Rien d'étonnant donc à ce qu'il fonce plus tard tête première dans l'aventure du Reform Party, dont il sera un des fondateurs. Il définit lui-même la priorité de la nouvelle formation : un parti bâti «pour les payeurs de taxes» (lire : classe moyenne), qui aura comme priorité de redonner une voix forte à l'ouest du pays. Ses discours de l'époque sont d'ailleurs émaillés du slogan «West Wants In». Durant les débats passionnés autour de l'accord du Lac-Meech, il lancera souvent : «Let Quebec be Quebec and the West be the West.»
Si le Reform s'oppose à Meech, c'est d'ailleurs parce que cette entente ne contient rien pour l'ouest du pays, qui se sent de plus en plus laissé pour compte. Le Québec monopolise les débats alors que la fédération au complet va mal, estiment les réformistes.

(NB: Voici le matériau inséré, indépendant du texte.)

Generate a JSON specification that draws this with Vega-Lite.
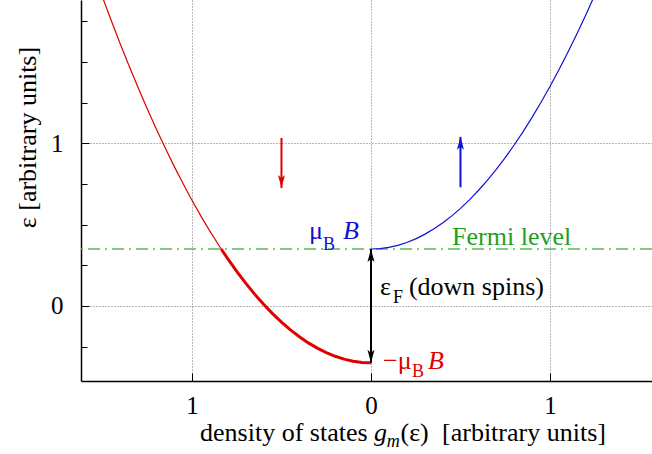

Harper devient donc, au fil des années, ce qu'il est encore aujourd'hui : un farouche défenseur des provinces et de leurs particularités. D'ailleurs, dès 1988, il estime que la création d'un réseau national de garderies est un non-sens puisque le fédéral n'a pas à mettre son nez dans ce domaine. Visiblement, il n'a pas changé de position.
Conservateur social ?
Mais est-il pour autant un conservateur social, comme certains le prétendent ? «Non, il ne l'est pas, tranche Lloyd MacKay, qui a multiplié les recherches sur ce côté discret de Harper pour écrire son livre. Mais il ne considère pas qu'être un conservateur social est un défaut. Il ne mettra jamais en avant un tel programme parce que ça ne lui ressemble pas, mais que son parti renferme ce type de personnes, ça l'indiffère.»
D'ailleurs, dans un célèbre mémo de 21 pages qu'il a écrit à Preston Manning en 1989 sur l'orientation que le Reform Party devait prendre -- mémo si direct qu'il marquera le début de la fin entre les deux hommes --, il aborde le sujet. D'abord sous l'angle tactique. «Je crois que le Reform ne peut pas se permettre de perdre la masse des pro-vie modérés si on veut pouvoir former un véritable quatrième parti d'importance», écrit Harper, conscient que la défection de ces personnes vers des partis encore plus à droite pourrait faire mal. Une stratégie qui explique encore aujourd'hui sa position sur les mariages gais, notamment.
Mais il lance un sérieux avertissement, lui qui est avant tout un conservateur fiscal. Pour Harper, pas question que le parti soit noyauté par ses extrêmes. «En résumé, ce sont les questions sociales qui risquent un jour de torpiller le parti et non pas les positions économiques», sur lesquelles il faut se concentrer, écrira-t-il, de façon presque prophétique.